On top of pretexts the Anti-Cybercrime Directorate used to summon cyber-activists for interrogation and to subject them to trials was “misusing social media.”

This repeated, loose accusation may include criticizing the performance of state officials or the work of ministries or commenting on regional events.

It also includes playing with national currency notes, criticizing social phenomena or historical publishing information contrary to the official narrative.

This happens while the government shows indifference to the local criticism and the regional and international periodic reports that place the country in late ranks in the Index of media and Internet freedoms.

The BPA regrets the apparent deterioration of press freedom and freedom of expression. Such conditions have led Bahrain to fall behind in all international indicators concerned with freedom of the press.
The Association calls on the Bahraini government to take a bold decision to harness the Cybercrime Directorate and reduce its penetration into the public space.

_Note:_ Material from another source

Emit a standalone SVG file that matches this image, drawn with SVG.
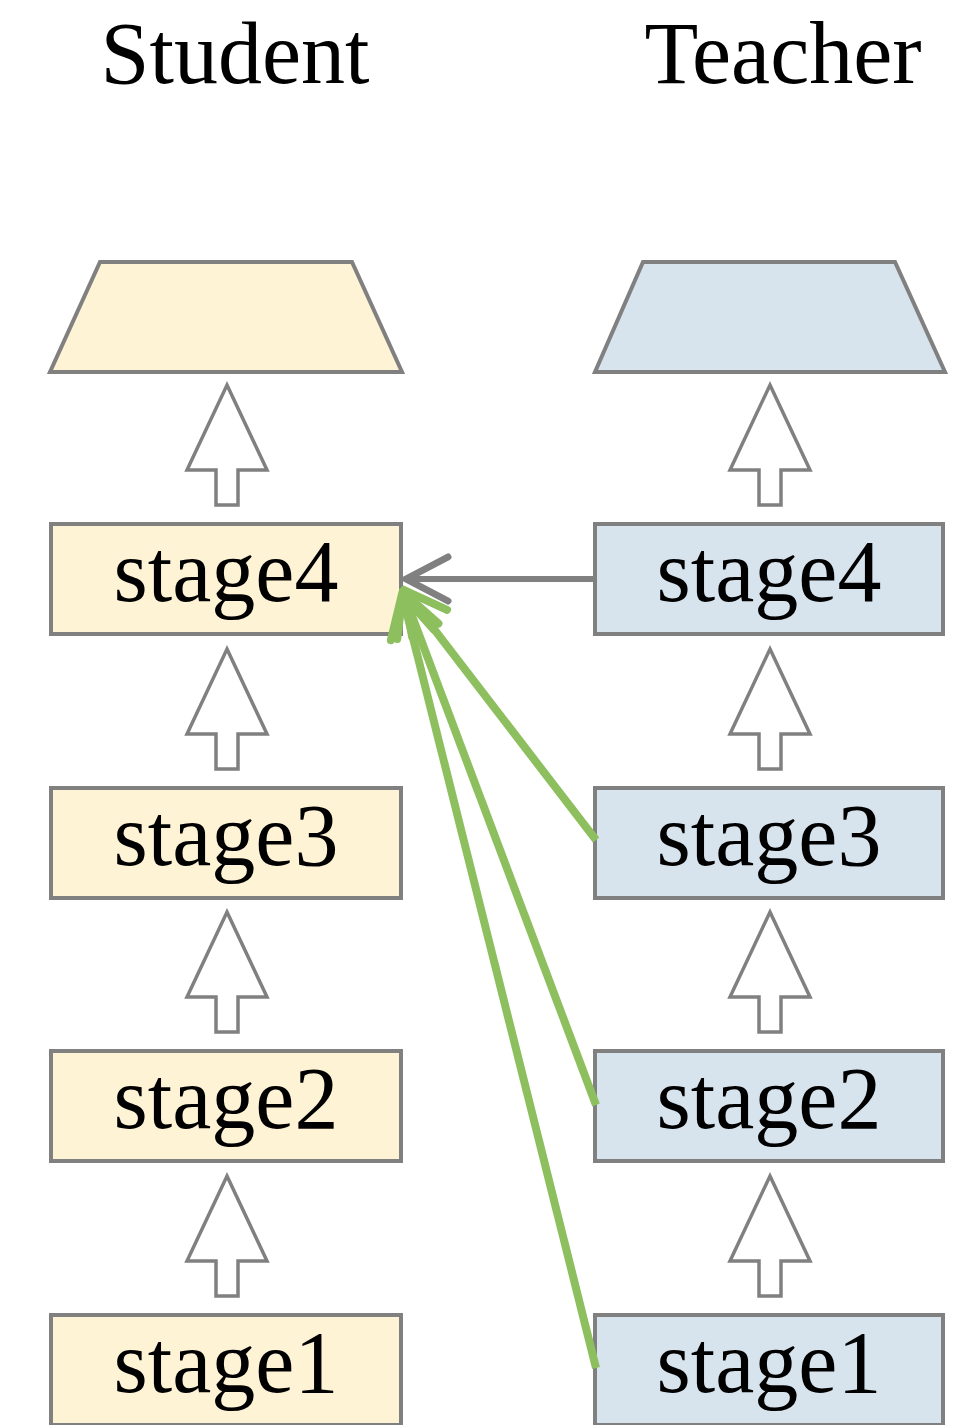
<svg xmlns="http://www.w3.org/2000/svg" width="973" height="1425" viewBox="0 0 973 1425">
<style>
.t{font-family:"Liberation Serif","Times New Roman",serif;font-size:88px;fill:#000;text-anchor:middle}
.s{fill:#fff3d6;stroke:#808080;stroke-width:4}
.c{fill:#d7e3ed;stroke:#808080;stroke-width:4}
.up{fill:#fff;stroke:#808080;stroke-width:3.5}
.g{stroke:#8dbf5f;stroke-width:8;fill:none}
.k{stroke:#808080;stroke-width:6;fill:none}
</style>
<defs>
<path id="up" class="up" d="M0,0 L40,85 L11,85 L11,120 L-11,120 L-11,85 L-40,85 Z"/>
<marker id="mk" markerUnits="userSpaceOnUse" markerWidth="60" markerHeight="60" refX="56" refY="25" orient="auto" viewBox="0 0 60 50">
<path d="M14,3 L56,25 L14,47" fill="none" stroke="#808080" stroke-width="7" stroke-linecap="round" stroke-linejoin="miter"/>
</marker>
<marker id="mg" markerUnits="userSpaceOnUse" markerWidth="60" markerHeight="60" refX="56" refY="25" orient="auto" viewBox="0 0 60 50">
<path d="M14,3 L56,25 L14,47" fill="none" stroke="#8dbf5f" stroke-width="8" stroke-linecap="round"/>
</marker>
</defs>
<text class="t" x="235" y="83">Student</text>
<text class="t" x="783" y="83">Teacher</text>
<g id="student-head"><path class="s" d="M100,262 L352,262 L402,372 L50,372 Z"/></g>
<g id="teacher-head"><path class="c" d="M643,262 L895,262 L945,372 L595,372 Z"/></g>
<g id="student-stage4"><rect class="s" x="51" y="524" width="350" height="110"/><text class="t" x="226" y="601">stage4</text></g>
<g id="student-stage3"><rect class="s" x="51" y="788" width="350" height="110"/><text class="t" x="226" y="865">stage3</text></g>
<g id="student-stage2"><rect class="s" x="51" y="1051" width="350" height="110"/><text class="t" x="226" y="1128">stage2</text></g>
<g id="student-stage1"><rect class="s" x="51" y="1315" width="350" height="110"/><text class="t" x="226" y="1392">stage1</text></g>
<g id="teacher-stage4"><rect class="c" x="595" y="524" width="348" height="110"/><text class="t" x="769" y="601">stage4</text></g>
<g id="teacher-stage3"><rect class="c" x="595" y="788" width="348" height="110"/><text class="t" x="769" y="865">stage3</text></g>
<g id="teacher-stage2"><rect class="c" x="595" y="1051" width="348" height="110"/><text class="t" x="769" y="1128">stage2</text></g>
<g id="teacher-stage1"><rect class="c" x="595" y="1315" width="348" height="110"/><text class="t" x="769" y="1392">stage1</text></g>
<g id="connectors">
<use href="#up" x="227" y="385"/>
<use href="#up" x="227" y="649"/>
<use href="#up" x="227" y="912"/>
<use href="#up" x="227" y="1176"/>
<use href="#up" x="770" y="385"/>
<use href="#up" x="770" y="649"/>
<use href="#up" x="770" y="912"/>
<use href="#up" x="770" y="1176"/>
<line class="k" x1="595" y1="579" x2="406" y2="579" marker-end="url(#mk)"/>
<line class="g" x1="596" y1="840" x2="404" y2="590" marker-end="url(#mg)"/>
<line class="g" x1="596" y1="1105" x2="403" y2="592" marker-end="url(#mg)"/>
<line class="g" x1="596" y1="1368" x2="402" y2="594" marker-end="url(#mg)"/>
</g>
</svg>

It is crucially important to put the Directorate back on its original track for which it was created as its current practices are defaming the Bahraini state.

The Bahrain Press Association condemns the government’s systematic and widespread behaviour of targeting journalists, bloggers and people of opinion.

The Association calls on the United States, the United Kingdom, the United Nations and all international organizations and bodies concerned with defending the freedom of opinion and expression, press and media freedoms to exert urgent pressure on the Bahraini government to:

Immediately and unconditionally release all photographers, media professionals, and activists detained for practising their work in covering protests or exercising their right to freedom of opinion and expression.

Stop arbitrary prosecutions and arrests and judicial trials on charges of “inciting hatred of the regime,” “misusing social media,” “insulting a figure or foreign/sister country,” “offending the Divine Self,” and all that restricts freedom of expression.

Secure freedoms of media and the press and reconsidering the work priorities of the Anti-Corruption and Economic and Electronic Security Administration, especially with regard to scope of its work.

Put an end to the authority’s monopoly of the television, radio and print media, and enabling the voice of opposition in the media—including reauthorizing the publication of Al-Wasat.

Call on the United Nations’ Special Rapporteur on the Promotion and Protection of the Right to Freedom of Opinion and Expression to schedule an urgent visit to Bahrain.